The top-down centralisers who bought CRM (or wrote Transformational Government for that matter) can take solace in the idea this whole thing is not anti-CRM, but a way to fix CRM. CRM suggested “Make life easier for customers and they’ll buy more from us” But then it was implemented a a cost reduction, so customers get junk mailed and are held in tedious call-centre queues.

VRM opens up all sorts of new markets as people articulate their requirements. The long tail finds its voice and states its needs. It’s counter-intuitive model, and a fundamental shift in how they do business.

A good CRM system needs perhaps 700 data items about a client to do a proper job, reckons Iain, but in truth holds 300 and patchily at that. (The benighted ID System holds a more modest 60 or so). But the typical person needs perhaps 3500 data items about themselves to get through life. As ever, the people with highest need have least power and least tools. VRM lets them manage and disclose these data items in the manner that best suits them.

People fret about aggregation of data. But aggregation isnt the start point; it’s the end game.

Like “quality”, perhaps mass self-service individualisation will turn out to be cheap and profitable. Averaging out what you provide is wasteful, whether you over-provide or under-provide. Catering to individuals creates larger and more creative markets.

It supports, for example, the concept of the problem-solving community (which we would in public services call co-governance). People at a critical juncture have a finite number of issues they have to deal with. The way to develop the individualised service is to let people ask the question.

Bureaucracy 1.0 stifles the questions. But the FAQ-based approach is being piloted in education under the Teaching Development AgencyTDA with head teachers (grateful for a ref). Head teachers phone up with a problem (bullying, budgets, staff etc). Researchers give them an expensive bespoke answer, which is then available free to others.

The information generated by an individual in the course of their life is the oil of the new economy. You can’t invade the individual like you can invade Iraq.

But government still seems to think it can.
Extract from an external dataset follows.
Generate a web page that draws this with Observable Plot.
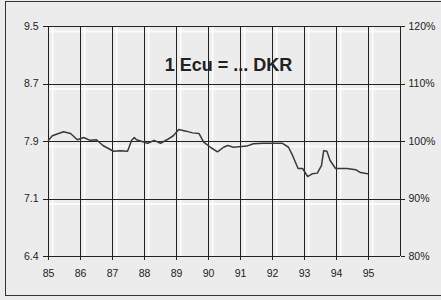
<!DOCTYPE html>
<html>
<head>
<meta charset="utf-8">
<script src="https://cdn.jsdelivr.net/npm/d3@7"></script>
<script src="https://cdn.jsdelivr.net/npm/@observablehq/plot@0.6"></script>
<style>
  html, body { margin: 0; padding: 0; background: #ececec; }
  #wrap { position: relative; width: 441px; height: 300px; overflow: hidden; }
  #frame { position: absolute; left: 5px; top: 1px; width: 440px; height: 293px; border: 1.5px solid #333; pointer-events: none; }
</style>
</head>
<body>
<div id="wrap"><div id="frame"></div></div>
<script>
const title = "1 Ecu = ... DKR";
const xTicks = [85, 86, 87, 88, 89, 90, 91, 92, 93, 94, 95];
const xGrid = [85, 86, 87, 88, 89, 90, 91, 92, 93, 94, 95, 96];
const yTicks = [80, 90, 100, 110, 120];
const leftLabels = ["6.4", "7.1", "7.9", "8.7", "9.5"];
const dates = [85.0, 85.12, 85.47, 85.69, 85.9, 86.1, 86.3, 86.5, 86.7, 87.03, 87.25, 87.47, 87.6, 87.68,
  87.75, 88.1, 88.3, 88.5, 88.7, 88.9, 89.07, 89.3, 89.5, 89.7, 89.85, 90.06, 90.28, 90.47, 90.6,
  90.78, 91.2, 91.4, 91.7, 92.03, 92.3, 92.5, 92.6, 92.8, 92.94, 93.1, 93.25, 93.4, 93.53, 93.6,
  93.7, 93.8, 93.97, 94.33, 94.6, 94.75, 94.97];
const values = [100.2, 101.0, 101.7, 101.4, 100.3, 100.7, 100.2, 100.3, 99.3, 98.3, 98.4, 98.3, 100.2, 100.7,
  100.3, 99.7, 100.2, 99.7, 100.3, 101.0, 102.1, 101.8, 101.5, 101.4, 99.9, 99.0, 98.2, 99.0, 99.3,
  99.0, 99.2, 99.6, 99.7, 99.7, 99.7, 99.0, 97.9, 95.3, 95.3, 93.9, 94.4, 94.5, 95.8, 98.4,
  98.3, 96.7, 95.3, 95.3, 95.1, 94.6, 94.4];
const series = dates.map((d, i) => ({date: d, value: values[i]}));

const chart = Plot.plot({
  width: 441,
  height: 300,
  marginLeft: 48,
  marginRight: 41,
  marginTop: 26,
  marginBottom: 44,
  style: {background: "#ececec", fontFamily: "Arial, 'Liberation Sans', sans-serif", fontSize: "10.5px", color: "#222"},
  x: {domain: [85, 96]},
  y: {domain: [80, 120]},
  marks: [
    Plot.ruleX(xGrid.slice(0, -1), {stroke: "white", strokeWidth: 2, dx: 4, strokeOpacity: 0.8}),
    Plot.ruleY(yTicks.slice(1), {stroke: "white", strokeWidth: 2, dy: 5, strokeOpacity: 0.8}),
    Plot.ruleX(xGrid, {stroke: "#222", strokeWidth: 1, shapeRendering: "crispEdges"}),
    Plot.ruleY(yTicks, {stroke: "#222", strokeWidth: 1, shapeRendering: "crispEdges"}),
    Plot.line(series, {x: "date", y: "value", stroke: "#3a3a3a", strokeWidth: 1.5}),
    Plot.axisY(yTicks, {anchor: "left", label: null, tickSize: 5, tickPadding: 5, tickFormat: d => leftLabels[yTicks.indexOf(d)], stroke: "#222", fill: "#222", shapeRendering: "crispEdges"}),
    Plot.axisY(yTicks, {anchor: "right", label: null, tickSize: 4, tickPadding: 4, tickFormat: d => d + "%", stroke: "#222", fill: "#222", shapeRendering: "crispEdges"}),
    Plot.axisX(xTicks, {anchor: "bottom", label: null, tickSize: 4, tickPadding: 9, tickFormat: d => String(d), stroke: "#222", fill: "#222", shapeRendering: "crispEdges"}),
    Plot.text([title], {frameAnchor: "top", dy: 32, fontSize: 18, fontWeight: 600, fill: "#222", dx: 4})
  ]
});
document.getElementById("wrap").prepend(chart);
</script>
</body>
</html>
If that’s the case, data and services will migrate to countries that are respectful: Canada, New Zealand, Scandinavia.

VRM is therefore an ugly TLA label for a fundamental relationship change which can encompass almost everything. it certainly encompasses public services and government, and effectively turns the assumptions underlying Transformation Government on their head (which is where those assumptions belong).

The two likeliest areas to start, Iain reckons, are health management and wealth management. But these are the two most sensitive also. In the case of health, if Connecting for Health is a sort of Stalinist CRM, then the new Healthvault (ironically form the same Microsoft that we blame for dreaming up CfH on Tony Blair’s sofa in the first place) is the VRM version: it supports the agent in managing the information and resources connected to their own healthcare management.

Other examples are the Wesabi credit checking service, garlik, or the Pledgebank which unites agents in a common cause without any central entity.

Phew. It’s a very different way of looking at the future; a technology architecture that supports the dignity and integrity of the individual agent in his or her transactions with the world. Go, Doc! Thanks Adriana!

Published by William Heath on 25/10/07 at 3:23pm

Comments

  1. A writes

    The best way to approach this is find ways to empower individuals...now let’s do it with tools, stronger network and some understanding of how the people behave online.

    Reply by  on  10/26/07  at  10:54 am

  2. Very interesting piece - many thanks William. Whatever VRM looks like I think that Patient Opinion - or something like it - will be a part of the action. And VRM is a very handy ‘upside-down’ way of looking at what we do.

    Reply by Paul Hodgkin  on  11/14/07  at  10:07 pm

  3. Increasingly complex problem require decentralization instead of centralization.
    The rule of thumb is, pick the best guy in a field, leave him alone and let him do his best.